Today, while troubleshooting a reported SIP trunking issue, I was seeing a firewall claiming it was transmitting packets, but they were not seen by the downstream endpoint. I didn’t trust the ASA packet capture in this case, so I decided to collect traffic from its immediately-connected device, a Nexus 7009, to verify. Cisco has a technote for a configuration example on this platform.
ERSPAN is handy to be able to do ad-hoc troubleshooting when you
need to a packet capture from a remote device, so I configured an
erspan-source
session to capture traffic on that particular interface
and sent it to a remote Linux machine.
This deployment has multiple VDCs on the chassis, so the source IP of
the ERSPAN GRE tunnel needs to be configured in the admin VDC of the
box with the global
keyword. Note that you cannot use the management
interface on this platform. In my particular case I used an IP of a
loopback interface in the VDC and VRF I was sourcing the traffic from.
(I haven’t tested if this is required, maybe you can use any IP?)

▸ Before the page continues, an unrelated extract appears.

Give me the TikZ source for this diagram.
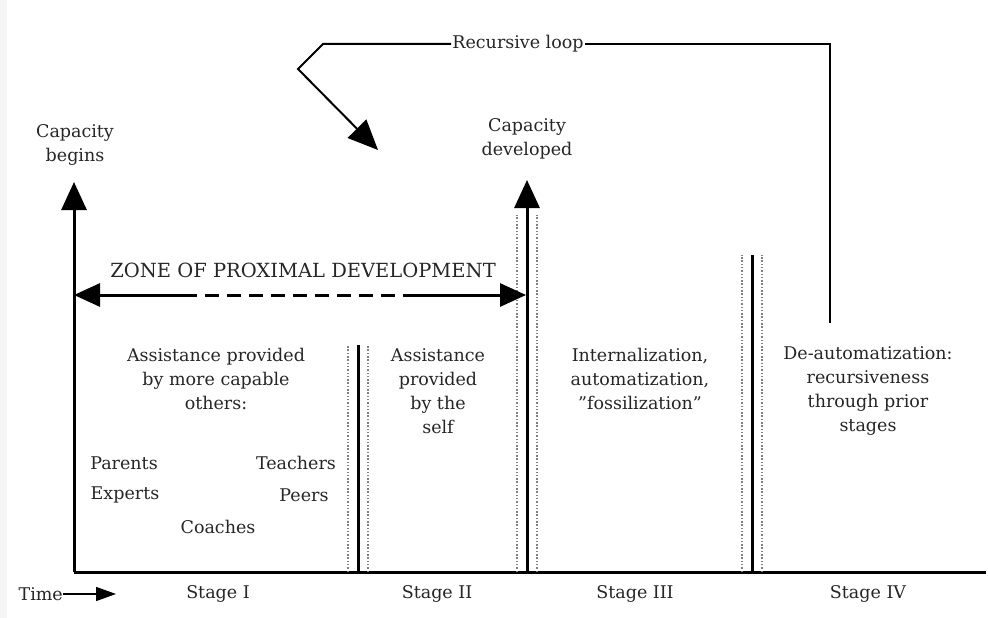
\documentclass[tikz,border=0pt]{standalone}
\usepackage{fontspec}
\setmainfont{DejaVu Serif}
\usetikzlibrary{arrows.meta}
\begin{document}
\begin{tikzpicture}[x=1pt,y=-1pt,
  lbl/.style={font=\fontsize{17.5}{24}\selectfont, align=center, inner sep=0pt, text=black!85},
  axis/.style={line width=3pt},
  bigarrow/.style={-{Triangle[length=28pt,width=25pt]}},
  dots/.style={line width=1.6pt, black!50, dash pattern=on 1.5pt off 1.8pt},
  loopline/.style={line width=2pt}]
\useasboundingbox (0,0) rectangle (988,618);
\fill[white] (0,0) rectangle (988,618);
\fill[black!4] (0,0) rectangle (7,618);
% axes
\coordinate (O) at (74,572);
\coordinate (E) at (986,572);
\coordinate (Ltop) at (74,182);
\draw[axis] (O) -- (E);
\draw[axis,bigarrow] (O) -- (Ltop);
% bar 1
\coordinate (b1b) at (358,572); \coordinate (b1t) at (358,345);
\draw[dots] (348,572) -- (348,345);
\draw[dots] (368,572) -- (368,345);
\draw[axis] (b1b) -- (b1t);
% bar 2
\coordinate (b2b) at (527,572); \coordinate (b2t) at (527,180);
\draw[dots] (517,572) -- (517,215);
\draw[dots] (537,572) -- (537,215);
\draw[axis,bigarrow] (b2b) -- (b2t);
% bar 3
\coordinate (b3b) at (752,572); \coordinate (b3t) at (752,255);
\draw[dots] (742,572) -- (742,255);
\draw[dots] (762,572) -- (762,255);
\draw[axis] (b3b) -- (b3t);
% ZPD arrow
\coordinate (zl) at (74,295); \coordinate (zr) at (526,295);
\coordinate (zd1) at (183,295); \coordinate (zd2) at (410,295);
\draw[axis,{Triangle[length=26pt,width=23pt]}-] (zl) -- (zd1);
\draw[axis,dash pattern=on 14pt off 8pt] (zd1) -- (zd2);
\draw[axis,-{Triangle[length=26pt,width=23pt]}] (zd2) -- (zr);
\node[lbl,font=\fontsize{19.5}{22}\selectfont] (zpd) at (303,270) {ZONE OF PROXIMAL DEVELOPMENT};
% recursive loop
\node[lbl,inner xsep=1pt] (rl) at (518,44) {Recursive loop};
\coordinate (rr1) at (830,44); \coordinate (rr2) at (830,323);
\coordinate (rl1) at (323,44); \coordinate (rl2) at (298,69); \coordinate (rl3) at (378,150);
\draw[loopline] (rl.east) -- (rr1) -- (rr2);
\draw[loopline,-{Triangle[length=30pt,width=26pt]}] (rl.west) -- (rl1) -- (rl2) -- (rl3);
% labels
\node[lbl] (cb) at (75,145) {Capacity\\begins};
\node[lbl] (cd) at (527,139) {Capacity\\developed};
\node[lbl] (t1) at (216,379) {Assistance provided\\by more capable\\others:};
\node[lbl] (t2) at (438,391) {Assistance\\provided\\by the\\self};
\node[lbl] (t3) at (640,379) {Internalization,\\automatization,\\\char34 fossilization\char34};
\node[lbl] (t4) at (868,391) {De-automatization:\\recursiveness\\through prior\\stages};
\node[lbl] (p1) at (124,463) {Parents};
\node[lbl] (p2) at (296,463) {Teachers};
\node[lbl] (p3) at (125,495) {Experts};
\node[lbl] (p4) at (304,495) {Peers};
\node[lbl] (p5) at (218,527) {Coaches};
% time axis labels
\node[lbl,anchor=east] (time) at (63,594) {Time};
\coordinate (ta) at (116,594);
\draw[line width=1.5pt,-{Triangle[length=20pt,width=14pt]}] (time.east) -- (ta);
\node[lbl] (s1) at (218,594) {Stage I};
\node[lbl] (s2) at (437,594) {Stage II};
\node[lbl] (s3) at (635,594) {Stage III};
\node[lbl] (s4) at (868,594) {Stage IV};
\end{tikzpicture}
\end{document}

monitor erspan origin ip-address 192.0.2.1 global
Then, in the VDC containing the source interface, I created a monitor
session to the destination IP of the target machine. Note that the
session is administratively disabled by default and must be manually no shut
to start the capture. The exec command show monitor
was helpful
in telling the current state of the session and whether anything is
missing from the configuration.
monitor session 1 type erspan-source
erspan-id 10
vrf default
destination ip 198.51.100.100
source interface Ethernet3/23 both
no shut
Traffic is encapsulated and sent to the target device. Wireshark will
fully decode the traffic including the original packet in the GRE
payload. In this particular situation, though, there was lots of other
traffic and I needed to filter only the packets I was concerned about.
I used packet offsets in the tcpdump
filter expression to match UDP
(protocol 17, 0x11) source port 5060 (SIP, 0x13c4).
# echo 'obase=16;5060' | bc
13C4
# tcpdump -w /tmp/erspan.pcap -c 100 -vni eth0 'proto gre and ip[59]=0x11 and ip[70:2]=0x13c4'
By doing a simultaneous capture both locally on the ASA and via ERSPAN on the adjacent switch, I was able to prove that the packets in question were indeed not on the wire. The actual issue isn’t solved, but this allowed me to quickly isolate the problem to one device.